Can You Believe in Evolution and Still Be President?
At the Republican
debates, a reporter asked "Is there anybody on the stage that does not
agree, believe in evolution?" Only three candidates raised their hand: Sam
Brownback, Mike Huckabee, and Tom Tancredo.
It seems like a silly
question at first - why should you even ask a President whether they believe in
evolution? But it turns out that a lot of the policies of setting national law
do tie back to this very simple question.
Pro-life vs. Pro-choice:
If a supreme being created us, then we alone are not responsible for our lives.
We have to assume that fiddling with His procreative process is a blasphemy
against His creation. But if we're nothing but evolved monkeys, then we have no
concern for aborting a fetus beyond our own respect for human life.
Stem cell research: If
we presume that there is a God, then tampering with the building blocks of life
is "playing God" and a perceived sin.
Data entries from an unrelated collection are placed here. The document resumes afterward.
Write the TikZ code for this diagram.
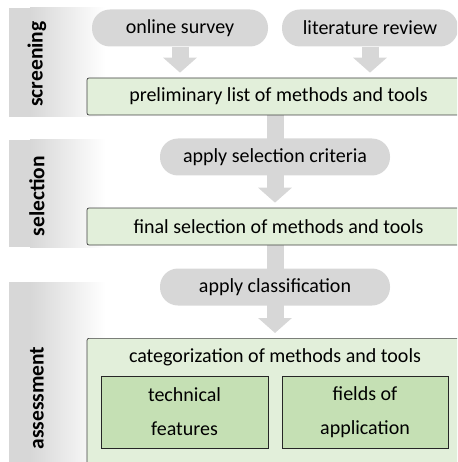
\documentclass[tikz,border=0pt]{standalone}
\usepackage{fontspec}
\setmainfont{Carlito}
\usetikzlibrary{arrows.meta,backgrounds}
\definecolor{pillgray}{RGB}{215,215,215}
\definecolor{lightgreen}{RGB}{226,239,218}
\definecolor{midgreen}{RGB}{197,224,180}
\begin{document}
\begin{tikzpicture}[x=1pt,y=-1pt,
  txt/.style={font=\fontsize{20}{23}\selectfont},
  pill/.style={txt, fill=pillgray, rounded corners=18pt, minimum height=37pt, inner sep=0pt},
  gbox/.style={txt, fill=lightgreen, draw=black!75, line width=0.7pt, rounded corners=2pt, inner sep=0pt, minimum width=383pt},
  ibox/.style={font=\fontsize{20}{34}\selectfont, fill=midgreen, draw=black!85, line width=0.9pt, align=center, inner sep=0pt, minimum height=72pt},
  lab/.style={rotate=90, font=\bfseries\fontsize{21.5}{24}\selectfont},
  arr/.style={draw=pillgray, line width=17pt, -{Triangle[width=33pt,length=15pt]}, shorten >=5pt}]
\clip (0,0) rectangle (457,462);
% bands
\fill[pillgray] (9,8) rectangle (30,117);
\shade[left color=pillgray,right color=white] (30,8) rectangle (105,117);
\fill[pillgray] (9,140) rectangle (30,247);
\shade[left color=pillgray,right color=white] (30,140) rectangle (105,247);
\fill[pillgray] (9,282) rectangle (30,470);
\shade[left color=pillgray,right color=white] (30,282) rectangle (105,470);
\node[lab] (l1) at (37,64) {screening};
\node[lab] (l2) at (37,196) {selection};
\node[lab] (l3) at (37,398) {assessment};
% nodes
\node[pill, minimum width=176pt] (os) at (180,28) {online survey};
\node[pill, minimum width=176pt] (lr) at (370,28) {literature review};
\node[gbox, minimum height=37pt] (pl) at (278.5,96.5) {preliminary list of methods and tools};
\node[pill, minimum width=230pt] (sc) at (275,157) {apply selection criteria};
\node[gbox, minimum height=37pt] (fs) at (278.5,226.5) {final selection of methods and tools};
\node[pill, minimum width=230pt] (ac) at (275,287) {apply classification};
\node[gbox, minimum height=142pt, anchor=north] (cat) at (278.5,338) {};
\node[txt] (ct) at (275,357) {categorization of methods and tools};
\node[ibox, minimum width=167pt] (tf) at (184.5,412) {technical\\features};
\node[ibox, minimum width=166pt] (fa) at (365,412) {fields of\\application};
% arrows
\begin{scope}[on background layer]
\draw[arr] (os.south) -- (os.south |- pl.north);
\draw[arr] (lr.south) -- (lr.south |- pl.north);
\draw[arr] (pl.south -| sc.south) -- (fs.north -| sc.south);
\draw[arr] (fs.south -| ac.south) -- (cat.north -| ac.south);
\end{scope}
\end{tikzpicture}
\end{document}
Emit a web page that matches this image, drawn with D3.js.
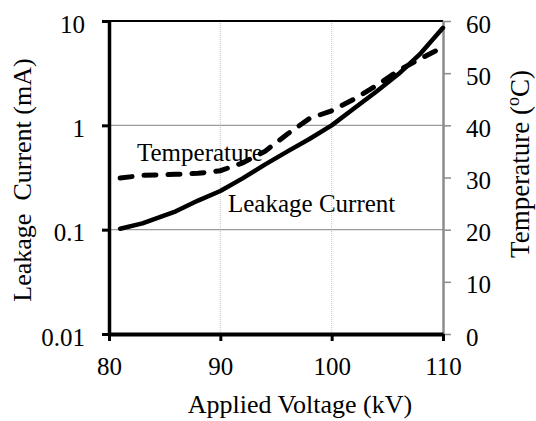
<!DOCTYPE html>
<html>
<head>
<meta charset="utf-8">
<script src="https://cdn.jsdelivr.net/npm/d3@7"></script>
<style>
  html, body { margin: 0; padding: 0; background: #fff; }
  svg { display: block; }
  text { font-family: "Liberation Serif", "Times New Roman", serif; fill: #000; }
</style>
</head>
<body>
<svg id="chart" width="536" height="421"></svg>
<script>
// ---- data ----
const voltage = [81, 83, 86, 88, 90, 92, 94, 96, 98, 100, 102, 104, 106, 108, 110];
const leakageCurrent = [0.102, 0.115, 0.15, 0.19, 0.235, 0.31, 0.42, 0.56, 0.74, 1.0, 1.45, 2.1, 3.1, 4.9, 8.6];
const temperature = [29.9, 30.4, 30.6, 30.8, 31.3, 32.8, 35.0, 38.3, 41.3, 42.8, 45.0, 47.6, 50.5, 52.8, 55.0];
const xTicks = [80, 90, 100, 110];
const leftTicks = [0.01, 0.1, 1, 10];
const leftTickLabels = ["0.01", "0.1", "1", "10"];
const rightTicks = [0, 10, 20, 30, 40, 50, 60];
const xTitle = "Applied Voltage (kV)";
const leftTitle = "Leakage\u00a0\u00a0Current (mA)";
const rightTitle = "Temperature (";
const seriesLabels = ["Temperature", "Leakage Current"];

// ---- layout ----
const FONT = "'Liberation Serif', 'Times New Roman', serif";
const svg = d3.select("#chart");
const L = 109, R = 443, T = 21, B = 334;
const x = d3.scaleLinear().domain([80, 110]).range([L, R]);
const yL = d3.scaleLog().domain([0.01, 10]).range([B, T]);
const yR = d3.scaleLinear().domain([0, 60]).range([B, T]);

// gridlines
svg.append("g").selectAll("line").data([90, 100]).join("line")
  .attr("x1", d => x(d)).attr("x2", d => x(d))
  .attr("y1", T).attr("y2", B)
  .attr("stroke", "#c4c4c4").attr("stroke-width", 1).attr("stroke-dasharray", "1,1");
svg.append("g").selectAll("line").data([0.1, 1]).join("line")
  .attr("x1", L).attr("x2", R)
  .attr("y1", d => yL(d)).attr("y2", d => yL(d))
  .attr("stroke", "#9a9a9a").attr("stroke-width", 1.2);

// top border
svg.append("line").attr("x1", L).attr("x2", R).attr("y1", T).attr("y2", T)
  .attr("stroke", "#000").attr("stroke-width", 2);

// right axis
const gR = svg.append("g").attr("transform", `translate(${R},0)`)
  .call(d3.axisRight(yR).tickValues(rightTicks).tickSize(8).tickPadding(15).tickSizeOuter(0))
  .attr("font-family", FONT).attr("font-size", 25);
gR.select(".domain").attr("stroke", "#8c8c8c").attr("stroke-width", 2.5);
gR.selectAll(".tick line").attr("stroke", "#8c8c8c").attr("stroke-width", 1.5);
gR.selectAll(".tick text").attr("dy", "0.44em");

// lines
const lineC = d3.line().x((d, i) => x(voltage[i])).y(d => yL(d));
const lineT = d3.line().x((d, i) => x(voltage[i])).y(d => yR(d));
svg.append("path").datum(temperature).attr("d", lineT)
  .attr("fill", "none").attr("stroke", "#000").attr("stroke-width", 5)
  .attr("stroke-dasharray", "12,12").attr("stroke-linecap", "round");
svg.append("path").datum(leakageCurrent).attr("d", lineC)
  .attr("fill", "none").attr("stroke", "#000").attr("stroke-width", 4.5)
  .attr("stroke-linecap", "round").attr("stroke-linejoin", "round");

// left axis
const gL = svg.append("g").attr("transform", `translate(${L},0)`)
  .call(d3.axisLeft(yL).tickValues(leftTicks).tickFormat((d, i) => leftTickLabels[i])
    .tickSize(7).tickPadding(17).tickSizeOuter(0))
  .attr("font-family", FONT).attr("font-size", 25);
gL.select(".domain").attr("stroke", "#000").attr("stroke-width", 3.5);
gL.selectAll(".tick line").attr("stroke", "#000").attr("stroke-width", 3);
gL.selectAll(".tick text").attr("dy", "0.44em");

// bottom axis
const gB = svg.append("g").attr("transform", `translate(0,${B})`)
  .call(d3.axisBottom(x).tickValues(xTicks).tickFormat(d3.format("d"))
    .tickSize(7).tickPadding(16).tickSizeOuter(0))
  .attr("font-family", FONT).attr("font-size", 25);
gB.select(".domain").attr("stroke", "#000").attr("stroke-width", 4);
gB.selectAll(".tick line").attr("stroke", "#000").attr("stroke-width", 3);

// series labels
svg.append("text").attr("x", 137).attr("y", 161).attr("font-size", 25)
  .attr("font-family", FONT).text(seriesLabels[0]);
svg.append("text").attr("x", 228).attr("y", 212).attr("font-size", 25)
  .attr("font-family", FONT).text(seriesLabels[1]);

// axis titles
svg.append("text").attr("x", 300).attr("y", 413).attr("text-anchor", "middle")
  .attr("font-family", FONT).attr("font-size", 26).text(xTitle);
svg.append("text").attr("transform", "translate(31,180) rotate(-90)")
  .attr("text-anchor", "middle").attr("font-family", FONT).attr("font-size", 26)
  .text(leftTitle);
const rt = svg.append("text").attr("transform", "translate(529,164) rotate(-90)")
  .attr("text-anchor", "middle").attr("font-family", FONT).attr("font-size", 27);
rt.append("tspan").text(rightTitle);
rt.append("tspan").attr("font-size", 18).attr("dy", -10).text("o");
rt.append("tspan").attr("dy", 10).text("C)");
</script>
</body>
</html>
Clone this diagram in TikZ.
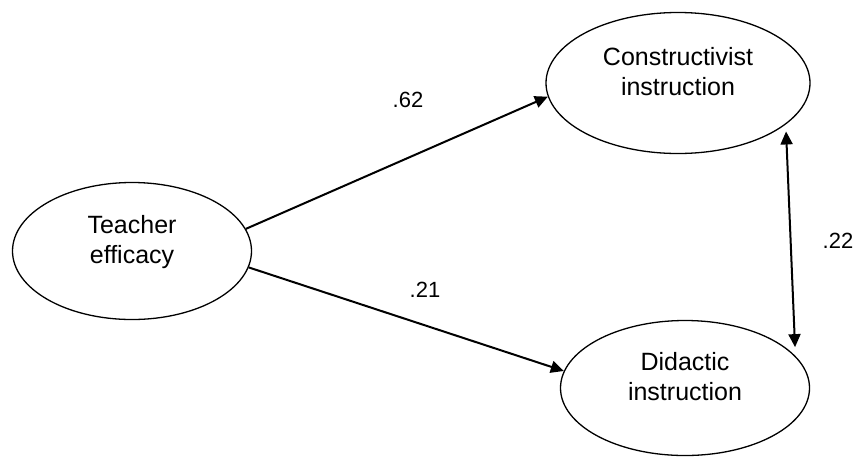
\documentclass[tikz,border=0pt]{standalone}
\usepackage{fontspec}
\setmainfont{Liberation Sans}
\usepackage{tikz}
\usetikzlibrary{arrows.meta,shapes.geometric,positioning}

\begin{document}
\begin{tikzpicture}[
    x=1pt, y=-1pt,
    construct/.style={ellipse, draw, line width=1.3pt, inner sep=0pt, align=center, text depth=24pt, font=\fontsize{25}{30}\selectfont},
    path/.style={-{Triangle[length=13pt,width=12pt]}, line width=2pt},
    coeff/.style={font=\fontsize{22}{26}\selectfont}
]
    \useasboundingbox (0,0) rectangle (856,456);

    \node[construct, minimum width=239pt, minimum height=137pt] (teacher) at (132,251) {Teacher\\efficacy};
    \node[construct, minimum width=264pt, minimum height=141pt] (constr) at (678,83) {Constructivist\\instruction};
    \node[construct, minimum width=249pt, minimum height=135pt] (didactic) at (685,388) {Didactic\\instruction};

    \draw[path] (teacher.11) -- (constr.186);
    \draw[path] (teacher.-8) -- (didactic.172);
    \draw[path, {Triangle[length=13pt,width=12pt]}-{Triangle[length=13pt,width=12pt]}] ([xshift=6pt,yshift=-3pt]constr.-24) -- ([xshift=6pt,yshift=3pt]didactic.20);

    \node[coeff] (b62) at (408,100) {.62};
    \node[coeff] (b21) at (425,290) {.21};
    \node[coeff] (r22) at (838,241) {.22};
\end{tikzpicture}
\end{document}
If we are all just evolved by
accident, then utilizing our science to extend and enhance human life is not
just a right, but a duty to the success of our species.
Environmentalism: This
could go either way, surprisingly. We could either assume that a supreme being
could save us if we falter, or we could listen to the religious leaders who
have pointed out that scripture commands us to take care of the Earth. On the
evolutionary side, we could either declare that the management of the planet is
up to us, or we could just resign ourselves to saying, "Well, survival of
the fittest!" If we make ourselves extinct, then we weren't fit.
Foreign policy: Looking
toward the Middle East, we can see that some countries allow their religious
views to taint their foreign policy. Now, do we take a religious stance in
response, and conquer the rest of the world in the name of the Lord, or do we
take the non-religious stance and brush aside all holy wars as superstitious
nonsense?
Of course, these are
just examples; there are many other possible points of view which can stem from
either stance. But the voting public seems to prefer a religious leader, or at
least one who is a faith-holding Christian. John McCain gave the most creative
response: He said that he believes in evolution, but cannot deny existence of a
God when viewing the beauty of nature.
This is actually a
common stance: a small but stable percentage of voters take an agnostic stance:
all scientific findings so far point to evolution as a fact, but this does not
mean that God could not have set up the laws of physics in the first place so
that evolution would happen. An agnostic is not an atheist, contrary to common
belief; an agnostic instead is one who neither denies nor confirms the
existence of a supreme being, and perhaps believes that it isn't possible for
us to know or is specifically not intended for us to know.
Nevertheless, we have
not only never had an atheist president, we have never even had an agnostic
one. Every single past President has professed some form of Christian faith. So
it would seem, since all monotheistic Western religions assert that the
Universe and life is intelligently designed, that anybody running for President
had better be a faith-holder or risk losing votes.
The exception is a
particular flavor of faith known as "Deism". Deists reject the idea
that supernatural events such as prophecy and miracles are true, and they tend
to assert that God does not interfere with human life and the laws of the
universe. Well, there you go! There is a God, but the Universe came about from
a Big Bang and life evolved anyway!
Who were the Deist
Presidents? Nobody special - just Thomas Jefferson, James Madison, James
Monroe, John Tyler, and Abraham Lincoln, that's all. Not to mention Benjamin
Franklin. George Washington never affirmed Deism in his own life, but scholars
after the fact state that he was.
Well, here's our
founding fathers, all believing something that sounds awfully close to
"evolution with a side of God". The thing is, scientists, and those
who care greatly about the ever-increasing importance of science in our
society, have a big, fat issue with sticking to a scripture account of nature and
history. They want to be faithful, they would prefer to interpret scripture as
a metaphor for the scientifically-proven events that happen, but the United
States is pulling so hard to the religious right that it differs from a
theocracy by now only by name. This represents a severe spin rightward from our
origins.
At the very least, the
next time John McCain is put on the spot about evolution, he would do well to
simply answer that he is a Deist. With the good company that he's in, it
couldn't hurt his voting base too much.